Process (computing)

A list of processes as displayed by htop

In computing, a process is an instance of a computer program that is being executed. It contains the program code and its current activity. Depending on the operating system (OS), a process may be made up of multiple threads of execution that execute instructions concurrently.[1][2]

While a computer program is a passive collection of instructions, a process is the actual execution of those instructions. Several processes may be associated with the same program; for example, opening up several instances of the same program often results in more than one process being executed.

Multitasking is a method to allow multiple processes to share processors (CPUs) and other system resources. Each CPU (core) executes a single task at a time. However, multitasking allows each processor to switch between tasks that are being executed without having to wait for each task to finish. Depending on the operating system implementation, switches could be performed when tasks perform input/output operations, when a task indicates that it can be switched, or on hardware interrupts.

A common form of multitasking is time-sharing. Time-sharing is a method to allow high responsiveness for interactive user applications. In time-sharing systems, context switches are performed rapidly, which makes it seem like multiple processes are being executed simultaneously on the same processor. This seeming execution of multiple processes simultaneously is called concurrency.

For security and reliability, most modern operating systems prevent direct communication between independent processes, providing strictly mediated and controlled inter-process communication functionality.


In general, a computer system process consists of (or is said to own) the following resources:

  • An image of the executable machine code associated with a program.
  • Memory (typically some region of virtual memory); which includes the executable code, process-specific data (input and output), a call stack (to keep track of active subroutines and/or other events), and a heap to hold intermediate computation data generated during run time.
  • Operating system descriptors of resources that are allocated to the process, such as file descriptors (Unix terminology) or handles (Windows), and data sources and sinks.
  • Security attributes, such as the process owner and the process' set of permissions (allowable operations).
  • Processor state (context), such as the content of registers and physical memory addressing. The state is typically stored in computer registers when the process is executing, and in memory otherwise.[1]

The operating system holds most of this information about active processes in data structures called process control blocks. Any subset of the resources, typically at least the processor state, may be associated with each of the process' threads in operating systems that support threads or child (daughter) processes.

The operating system keeps its processes separate and allocates the resources they need, so that they are less likely to interfere with each other and cause system failures (e.g., deadlock or thrashing). The operating system may also provide mechanisms for inter-process communication to enable processes to interact in safe and predictable ways.

Multitasking and process management

A multitasking operating system may just switch between processes to give the appearance of many processes executing simultaneously (that is, in parallel), though in fact only one process can be executing at any one time on a single CPU (unless the CPU has multiple cores, then multithreading or other similar technologies can be used).[a]

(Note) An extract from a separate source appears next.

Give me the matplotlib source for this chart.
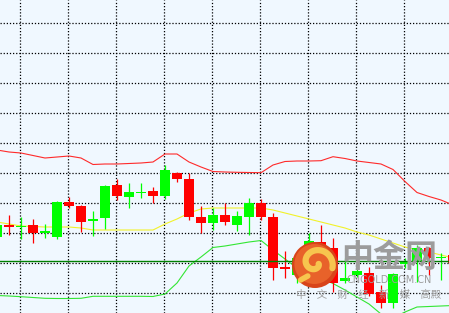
import numpy as np
import matplotlib
matplotlib.use("Agg")
import matplotlib.pyplot as plt
from matplotlib.patches import Ellipse

# candle index -1 .. 37 (first and last are cut by the frame)
idx = list(range(-1, 38))
opens = [76, 88, 86, 88, 80, 76, 111, 107, 92, 95, 128, 116, 120, 122, 117, 140, 134, 96, 90, 98,
         88, 96, 110, 96, 45.5, 38, 53, 71, 65, 32, 38, 40, 21, 10, 49, 51, 65, 55, 58]
closes = [88, 86, 87.5, 80, 82, 111, 107, 91, 94, 127, 117, 121, 121.5, 117, 143, 134, 96, 90, 98, 91,
          97, 110, 96, 45, 44.5, 55, 72, 55, 30, 35, 42, 19, 10, 39, 52, 65, 55, 56, 50]
highs = [93, 98, 96, 94, 89, 112, 116, 108, 102, 128, 134, 130, 130, 126, 148, 141, 140, 107, 105, 110,
         102, 115, 114, 100, 62, 58, 80, 88, 75, 55, 46, 46, 28, 40, 55, 68, 66, 60, 62]
lows = [73, 78, 74, 70, 75, 74, 105, 81, 77, 84, 113, 105, 115, 110, 114, 131, 93, 80, 83, 88,
        82, 78, 93, 33, 35, 30, 45, 50, 21, 30, 36, 17, 5, 5, 45, 31, 38, 33, 45]

upper = [163, 161, 160, 157.5, 155, 156, 157, 155, 148.5, 149, 149, 149.5, 150, 151, 159, 159, 151, 146,
         141.5, 141, 140.7, 140.5, 140.3, 148, 151.5, 152, 152, 152.3, 156.3, 154.5, 152, 150.5, 149,
         143.5, 131.5, 120.5, 116.5, 113, 108]
middle = [91, 89, 87, 86.5, 86, 86, 86, 85, 83, 83, 83, 83, 83, 83, 89, 94, 100, 104, 105, 105, 105,
          105, 105, 103, 100, 97, 94, 91, 88, 85, 81, 78, 74, 70, 66, 63, 61, 58, 55]
lower = [17.5, 17, 16.3, 15.5, 14.7, 14.5, 14.5, 14.7, 16.7, 16.7, 16.7, 16.7, 16.7, 16.5, 19, 30, 47,
         56, 65.5, 67, 69, 71, 72.5, 63, 54, 45, 40, 35, 29.5, 23, 16, 9, -1, -5, 1, 6, 6.5, 7, 7.5]
level = 52.3

fig = plt.figure(figsize=(4.49, 3.13), dpi=100)
ax = fig.add_axes([0, 0, 1, 1])
ax.set_facecolor("#F0F8FF")
ax.set_xlim(-0.75, 36.667)
ax.set_ylim(0, 313)

# dotted grid
for gx in np.arange(11 / 12, 37, 4):
    ax.axvline(gx, color="black", lw=0.9, ls=(0, (1, 1.5)), zorder=1)
for gy in np.arange(20, 300, 30):
    ax.axhline(gy, color="black", lw=0.9, ls=(0, (1, 1.5)), zorder=1)

# bands
ax.plot(idx, upper, color="#FF2A2A", lw=0.8, zorder=2)
ax.plot(idx, middle, color="#F2F22A", lw=0.8, zorder=2)
ax.plot(idx, lower, color="#33E633", lw=0.8, zorder=2)

# candles
for i, o, c, h, l in zip(idx, opens, closes, highs, lows):
    col = "#00FF00" if c > o else "#FF0000"
    ax.vlines(i, l, h, color=col, lw=0.9, zorder=3)
    ax.bar(i, max(abs(c - o), 1.2), bottom=min(o, c), width=0.82, color=col, lw=0, zorder=4)

ax.axhline(level, color="#008000", lw=1.0, zorder=5)

# watermark
logo = Ellipse((25.5, 48), 46 / 12, 46, facecolor="#D8441A", edgecolor="none", zorder=6)
ax.add_patch(logo)
inner = Ellipse((25.45, 49), 40 / 12, 40, facecolor="#E8622A", edgecolor="none", zorder=6)
ax.add_patch(inner)
t = np.linspace(0.3, 2.1 * np.pi, 80)
r = 2.5 + 2.3 * t
ax.plot(25.55 + r * np.cos(t) / 12, 50 + r * np.sin(-t) * 0.95, color="#F7C54E", lw=4.5,
        solid_capstyle="round", zorder=7)
ax.plot([24.9, 24.3], [37, 33], color="#F7C54E", lw=4, solid_capstyle="round", zorder=7)

cjk = ["Noto Sans CJK SC", "DejaVu Sans"]
ax.text(31.7, 55, "中金网", family=cjk, fontsize=23, fontweight="bold", color="#9C9C9C",
        ha="center", va="center", zorder=8)
ax.text(31.7, 33, "CNGOLD.COM.CN", family="DejaVu Sans", fontsize=7, color="#9C9C9C",
        ha="center", va="center", zorder=8)
ax.text(30.0, 18, "中\u3000文\u3000财\u3000经\u3000新\u3000媒\u3000高殿", family=cjk, fontsize=7.5,
        color="#A0A0A0", ha="center", va="center", zorder=8)

ax.set_xticks([])
ax.set_yticks([])
for s in ax.spines.values():
    s.set_visible(False)

fig.savefig("out.png", dpi=100, facecolor="#F0F8FF")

It is usual to associate a single process with a main program, and child processes with any spin-off, parallel processes, which behave like asynchronous subroutines. A process is said to own resources, of which an image of its program (in memory) is one such resource. However, in multiprocessing systems many processes may run off of, or share, the same reentrant program at the same location in memory, but each process is said to own its own image of the program.

Processes are often called "tasks" in embedded operating systems. The sense of "process" (or task) is "something that takes up time", as opposed to "memory", which is "something that takes up space".[b]

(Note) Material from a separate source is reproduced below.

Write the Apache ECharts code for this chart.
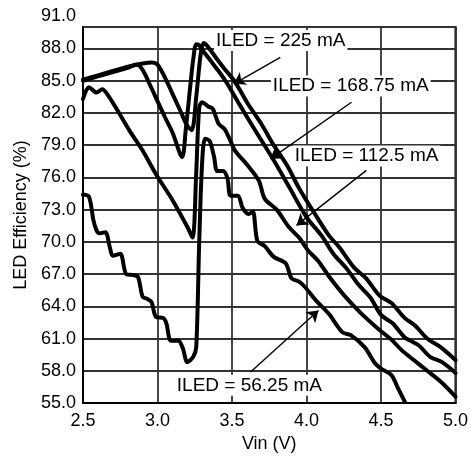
<!DOCTYPE html>
<html><head><meta charset="utf-8">
<script src="https://cdn.jsdelivr.net/npm/echarts/dist/echarts.min.js"></script>
<style>html,body{margin:0;padding:0;background:#fff}#c{width:471px;height:459px}</style>
</head><body><div id="c"></div>
<script>
// Curve 225 mA
const vinA = [2.50,2.60,2.70,2.80,2.90,2.96,3.00,3.05,3.10,3.15,3.20,3.23,3.26,3.29,3.31,3.33,3.40,3.45,3.52,3.60,3.70,3.78,3.87,3.95,4.07,4.15,4.22,4.32,4.40,4.49,4.57,4.66,4.73,4.81,4.90,5.00];
const effA = [85.1,85.5,85.9,86.3,86.6,86.7,86.5,85.3,83.8,82.3,80.8,80.4,83.5,87.5,88.5,88.3,87.0,86.1,84.9,83.0,80.9,79.0,77.1,75.0,72.3,70.6,69.5,67.6,66.6,65.0,64.3,62.9,62.2,61.0,60.2,59.0];
// Curve 168.75 mA
const vinB = [2.50,2.60,2.70,2.80,2.86,2.90,2.95,3.00,3.05,3.10,3.165,3.19,3.22,3.24,3.26,3.28,3.31,3.36,3.41,3.46,3.55,3.65,3.78,3.88,4.00,4.10,4.18,4.27,4.35,4.43,4.50,4.58,4.66,4.75,4.83,4.91,5.00];
const effB = [85.0,85.4,85.8,86.2,86.5,86.0,84.6,83.1,81.6,80.2,77.9,80.5,84.5,87.0,88.4,88.3,87.7,86.8,85.9,84.9,82.8,80.5,77.6,75.2,72.3,70.6,68.9,67.5,66.0,64.8,63.2,62.4,61.1,60.4,59.3,58.8,57.8];
// Curve 112.5 mA
const vinC = [2.50,2.54,2.59,2.63,2.66,2.72,2.81,2.90,2.99,3.10,3.20,3.235,3.26,3.28,3.30,3.34,3.37,3.41,3.45,3.48,3.52,3.60,3.68,3.72,3.80,3.88,3.95,4.01,4.08,4.15,4.26,4.37,4.49,4.57,4.64,4.72,4.81,4.90,5.00];
const effC = [83.3,84.4,83.9,84.2,83.8,82.5,80.4,78.5,76.3,73.9,71.4,70.4,76.5,82.5,83.0,82.6,82.4,81.0,80.5,79.7,78.5,77.2,75.7,74.0,73.0,71.4,70.4,69.2,68.2,66.8,64.9,63.3,61.8,60.9,59.9,59.0,58.0,57.0,55.6];
// Curve 56.25 mA
const vinD = [2.50,2.54,2.57,2.59,2.61,2.65,2.68,2.70,2.75,2.79,2.84,2.87,2.90,2.93,2.96,2.99,3.04,3.06,3.09,3.14,3.17,3.20,3.24,3.26,3.28,3.30,3.32,3.35,3.38,3.40,3.44,3.47,3.49,3.54,3.57,3.61,3.64,3.67,3.72,3.78,3.86,3.90,3.95,3.99,4.06,4.15,4.24,4.30,4.39,4.46,4.50,4.57,4.61,4.66];
const effD = [74.4,74.2,72.0,71.1,70.8,70.9,69.5,68.7,68.9,67.0,66.9,66.7,64.9,64.7,64.4,63.0,62.9,62.4,60.8,60.8,60.1,58.8,59.3,60.2,70.0,77.5,79.6,79.4,77.9,76.6,76.6,75.9,74.3,74.3,73.2,72.6,72.8,70.1,69.6,68.6,68.0,66.6,66.3,65.8,64.6,63.3,61.6,61.3,60.2,58.7,58.2,57.6,56.5,55.1];

const seriesNames = ['ILED = 225 mA','ILED = 168.75 mA','ILED = 112.5 mA','ILED = 56.25 mA'];
// label anchor (Vin, Eff) and arrow start/end for each annotation
const labelAt = [[3.827,88.74],[4.297,84.5],[4.403,78.0],[3.617,56.65]];
const arrowFrom = [[3.824,87.18],[4.302,83.0],[4.402,76.65],[3.625,57.88]];
const arrowTo = [[3.513,84.71],[3.758,77.73],[3.933,71.53],[4.08,63.62]];

const xMin = 2.5, xMax = 5.0, xStep = 0.5;
const yMin = 55, yMax = 90, yStep = 3, yTopLabel = '91.0';

const zip = (a,b) => a.map((v,i)=>[v,b[i]]);
const curves = [zip(vinA,effA), zip(vinB,effB), zip(vinC,effC), zip(vinD,effD)];

const FONT = '"Liberation Sans", Arial, sans-serif';
const chart = echarts.init(document.getElementById('c'));
const lineSeries = curves.map((d,i)=>({
  name: seriesNames[i], type:'line', data:d, showSymbol:false, smooth:0.3,
  lineStyle:{color:'#000', width:4, join:'round', cap:'round'}, z:3, silent:true
}));
lineSeries.push({
  type:'line', data:[], z:6, silent:true,
  markLine:{
    silent:true, symbol:['none','arrow'], symbolSize:11, animation:false,
    lineStyle:{color:'#000', width:1.4, type:'solid'}, label:{show:false},
    data: arrowFrom.map((f,i)=>[{coord:f},{coord:arrowTo[i]}])
  },
  markPoint:{
    silent:true, symbol:'rect', symbolSize:0, animation:false,
    label:{show:true, position:'inside', formatter:p=>p.name, color:'#000',
      fontFamily:FONT, fontSize:19, backgroundColor:'#fff', padding:[1,2]},
    data: labelAt.map((c,i)=>({name:seriesNames[i], coord:c}))
  }
});

chart.setOption({
  animation:false,
  backgroundColor:'#fff',
  textStyle:{fontFamily:FONT},
  grid:{left:83, right:13, top:27, bottom:56, show:true, borderColor:'#000', borderWidth:2, backgroundColor:'transparent'},
  xAxis:{
    type:'value', min:xMin, max:xMax, interval:xStep,
    name:'Vin (V)', nameLocation:'middle', nameGap:28,
    nameTextStyle:{color:'#000', fontSize:18, fontFamily:FONT},
    axisLine:{show:true, lineStyle:{color:'#000', width:2}},
    axisTick:{show:false},
    axisLabel:{color:'#000', fontSize:18, fontFamily:FONT, margin:9, formatter:v=>v.toFixed(1)},
    splitLine:{show:true, lineStyle:{color:'#333', width:1.8}}
  },
  yAxis:{
    type:'value', min:yMin, max:yMax, interval:yStep,
    name:'LED Efficiency (%)', nameLocation:'middle', nameGap:51,
    nameTextStyle:{color:'#000', fontSize:18, fontFamily:FONT},
    axisLine:{show:true, lineStyle:{color:'#000', width:2}},
    axisTick:{show:false},
    axisLabel:{color:'#000', fontSize:18, fontFamily:FONT, margin:7,
      formatter:v=> v>=yMax ? '{t|'+yTopLabel+'}' : v.toFixed(1),
      rich:{t:{color:'#000', fontSize:18, fontFamily:FONT, padding:[0,0,22,0]}}},
    splitLine:{show:true, lineStyle:{color:'#333', width:1.8}}
  },
  series: lineSeries
});
</script></body></html>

The above description applies to both processes managed by an operating system, and processes as defined by process calculi.

If a process requests something for which it must wait, it will be blocked. When the process is in the blocked state, it is eligible for swapping to disk, but this is transparent in a virtual memory system, where regions of a process's memory may be really on disk and not in main memory at any time. Note that even unused portions of active processes/tasks (executing programs) are eligible for swapping to disk. All parts of an executing program and its data do not have to be in physical memory for the associated process to be active.

Process states

The various process states, displayed in a state diagram, with arrows indicating possible transitions between states.

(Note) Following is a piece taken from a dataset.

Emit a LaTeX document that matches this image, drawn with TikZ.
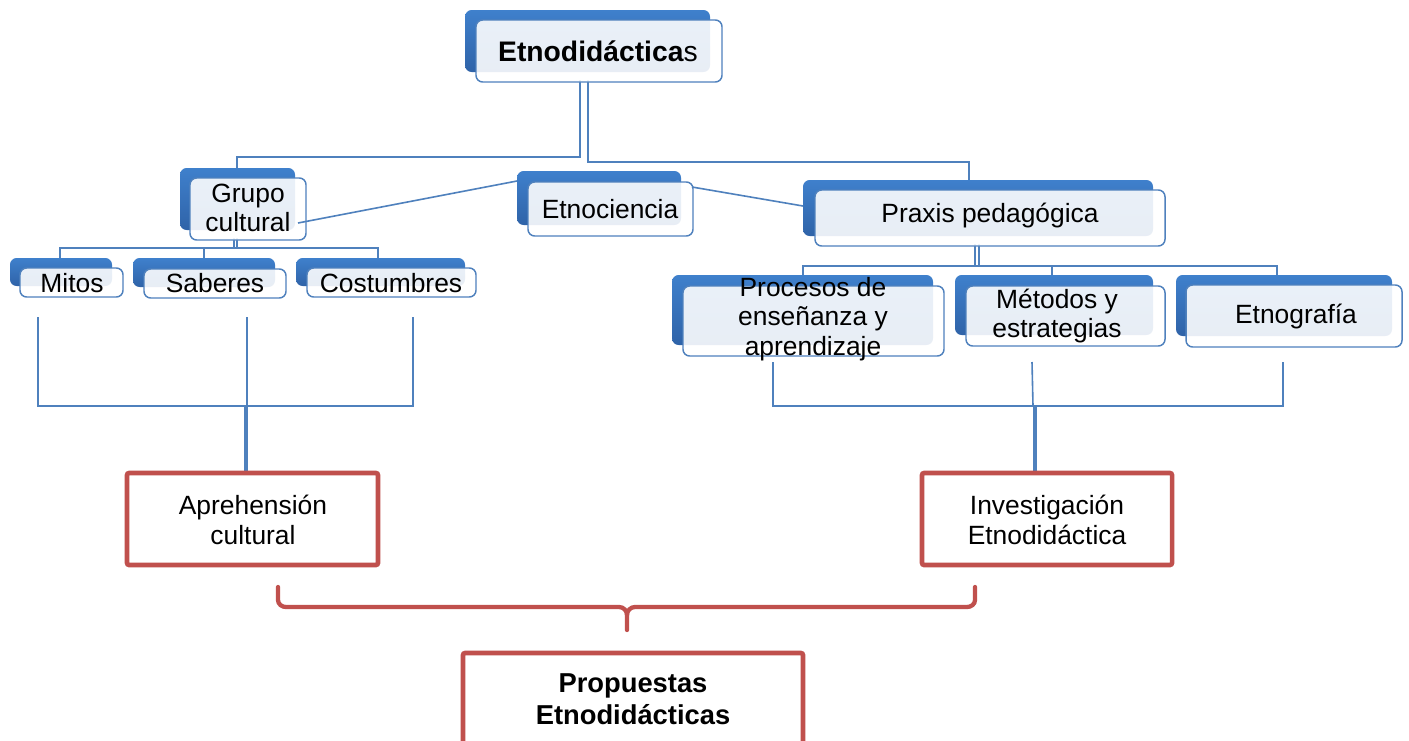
\documentclass[tikz,border=0pt]{standalone}
\usepackage{fontspec}
\setmainfont{Liberation Sans}
\usetikzlibrary{fit}
\definecolor{boxblue}{HTML}{4F81BD}
\definecolor{backtop}{HTML}{3F80CC}
\definecolor{backbot}{HTML}{2F63A8}
\definecolor{redline}{HTML}{C0504D}
\tikzset{
  backbox/.style={rounded corners=5pt, top color=backtop, bottom color=backbot, draw=none, inner sep=0pt},
  frontbox/.style={rounded corners=5pt, fill=white, fill opacity=0.89, draw=boxblue, draw opacity=1, line width=1.1pt, inner sep=0pt},
  redbox/.style={draw=redline, line width=3.4pt, rounded corners=1.5pt, inner sep=0pt},
  lbl/.style={align=center, font=\fontsize{19.8}{22}\selectfont, inner sep=0pt},
  conn/.style={draw=boxblue, line width=1.2pt},
  stem/.style={draw=boxblue, line width=3.6pt},
  bracelink/.style={draw=redline, line width=3.2pt, line cap=round}
}
\begin{document}
\begin{tikzpicture}[x=0.75pt,y=-0.75pt]
\useasboundingbox (0,0) rectangle (1409,740);
\clip (0,0) rectangle (1409,740);
\fill[white] (0,0) rectangle (1409,740);

% connectors behind boxes
\coordinate (c1) at (580,157);
\coordinate (c2) at (588,162);
\draw[conn] (580,80) -- (c1) -| (237,170);
\draw[conn] (588,80) -- (c2) -| (969,182);
\draw[conn] (234,238) -- (234,248);
\draw[conn] (237,238) -- (237,248);
\draw[conn] (60,260) |- (378,248) -- (378,260);
\draw[conn] (204,248) -- (204,260);
\draw[conn] (975,244) -- (975,266);
\draw[conn] (979,244) -- (979,266);
\draw[conn] (803,277) |- (1277,266) -- (1277,277);
\draw[conn] (1052,266) -- (1052,277);

% boxes
\newcommand\ebox[9]{%
  \node[backbox, fit={(#2,#3)(#4,#5)}] (#1b) {};
  \node[frontbox, fit={(#6,#7)(#8,#9)}] (#1) {};
}
\ebox{top}{465}{10}{710}{72}{476}{20}{722}{82}
\ebox{grupo}{180}{168}{295}{230}{190}{178}{306}{240}
\ebox{mitos}{10}{258}{112}{286}{20}{268}{123}{297}
\ebox{saberes}{133}{258}{275}{287}{144}{269}{286}{298}
\ebox{costumbres}{296}{258}{465}{286}{307}{268}{476}{297}
\ebox{etnociencia}{517}{171}{681}{225}{528}{182}{693}{236}
\ebox{praxis}{803}{180}{1153}{236}{815}{190}{1165}{246}
\ebox{procesos}{672}{275}{933}{345}{683}{286}{944}{356}
\ebox{metodos}{955}{275}{1153}{335}{966}{286}{1165}{346}
\ebox{etnografia}{1176}{275}{1392}{336}{1186}{285}{1402}{347}

% cross links
\draw[conn] (298,223) -- (517,181);
\draw[conn] (692,187) -- (803,206);

% labels
\node[lbl, font=\fontsize{21.2}{24}\selectfont] at (598,51) {\textbf{Etnodidáctica}s};
\node[lbl] at (248,208) {Grupo\\cultural};
\node[lbl] at (72,283) {Mitos};
\node[lbl] at (215,283) {Saberes};
\node[lbl] at (391,283) {Costumbres};
\node[lbl] at (610,209) {Etnociencia};
\node[lbl] at (990,216) {Praxis pedagógica};
\node[lbl] at (813,319) {Procesos de\\enseñanza y\\aprendizaje};
\node[lbl] at (1057,316) {Métodos y\\estrategias};
\node[lbl] at (1296,317) {Etnografía};

% lower brackets
\draw[conn] (38,317) |- (413,406) -- (413,317);
\draw[conn] (247,317) -- (247,406);
\draw[stem] (246,406) -- (246,474);
\draw[conn] (773,362) |- (1283,406) -- (1283,362);
\draw[conn] (1032,362) -- (1033,406);
\draw[stem] (1035,406) -- (1035,474);

% red boxes
\node[redbox, fit={(127,473)(378,565)}] (aprehension) {};
\node[redbox, fit={(922,473)(1172,565)}] (investigacion) {};
\node[redbox, fit={(463,653)(803,780)}] (propuestas) {};
\node[lbl] at (253,520) {Aprehensión\\cultural};
\node[lbl] at (1047,520) {Investigación\\Etnodidáctica};
\node[lbl, font=\fontsize{20.5}{24}\selectfont] at (633,699) {\textbf{Propuestas}\\\textbf{Etnodidácticas}};

% brace
\coordinate (bl) at (278,587);
\coordinate (br) at (975,587);
\coordinate (bt) at (627,630);
\draw[bracelink] (bl) -- (278,600) to[out=-90,in=180] (286,607) -- (619,607) to[out=0,in=90] (627,615) -- (bt);
\draw[bracelink] (br) -- (975,600) to[out=-90,in=0] (967,607) -- (635,607) to[out=180,in=90] (627,615);
\end{tikzpicture}
\end{document}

An operating system kernel that allows multitasking needs processes to have certain states. Names for these states are not standardised, but they have similar functionality.[1]

  • First, the process is "created" by being loaded from a secondary storage device (hard disk drive, CD-ROM, etc.) into main memory. After that the process scheduler assigns it the "waiting" state.
  • While the process is "waiting", it waits for the scheduler to do a so-called context switch and load the process into the processor. The process state then becomes "running", and the processor executes the process instructions.
  • If a process needs to wait for a resource (wait for user input or file to open, for example), it is assigned the "blocked" state. The process state is changed back to "waiting" when the process no longer needs to wait (in a blocked state).
  • Once the process finishes execution, or is terminated by the operating system, it is no longer needed. The process is removed instantly or is moved to the "terminated" state. When removed, it just waits to be removed from main memory.[1][3]

Inter-process communication

When processes communicate with each other it is called "Inter-process communication" (IPC). Processes frequently need to communicate, for instance in a shell pipeline, the output of the first process need to pass to the second one, and so on to the other process. It is preferred in a well-structured way not using interrupts.

It is even possible for the two processes to be running on different machines. The operating system (OS) may differ from one process to the other, therefore some mediator(s) (called protocols) are needed.


By the early 1960s, computer control software had evolved from monitor control software, for example IBSYS, to executive control software. Over time, computers got faster while computer time was still neither cheap nor fully utilized; such an environment made multiprogramming possible and necessary. Multiprogramming means that several programs run concurrently. At first, more than one program ran on a single processor, as a result of underlying uniprocessor computer architecture, and they shared scarce and limited hardware resources; consequently, the concurrency was of a serial nature. On later systems with multiple processors, multiple programs may run concurrently in parallel.

Programs consist of sequences of instructions for processors. A single processor can run only one instruction at a time: it is impossible to run more programs at the same time. A program might need some resource, such as an input device, which has a large delay, or a program might start some slow operation, such as sending output to a printer. This would lead to processor being "idle" (unused). To keep the processor busy at all times, the execution of such a program is halted and the operating system switches the processor to run another program. To the user, it will appear that the programs run at the same time (hence the term "parallel").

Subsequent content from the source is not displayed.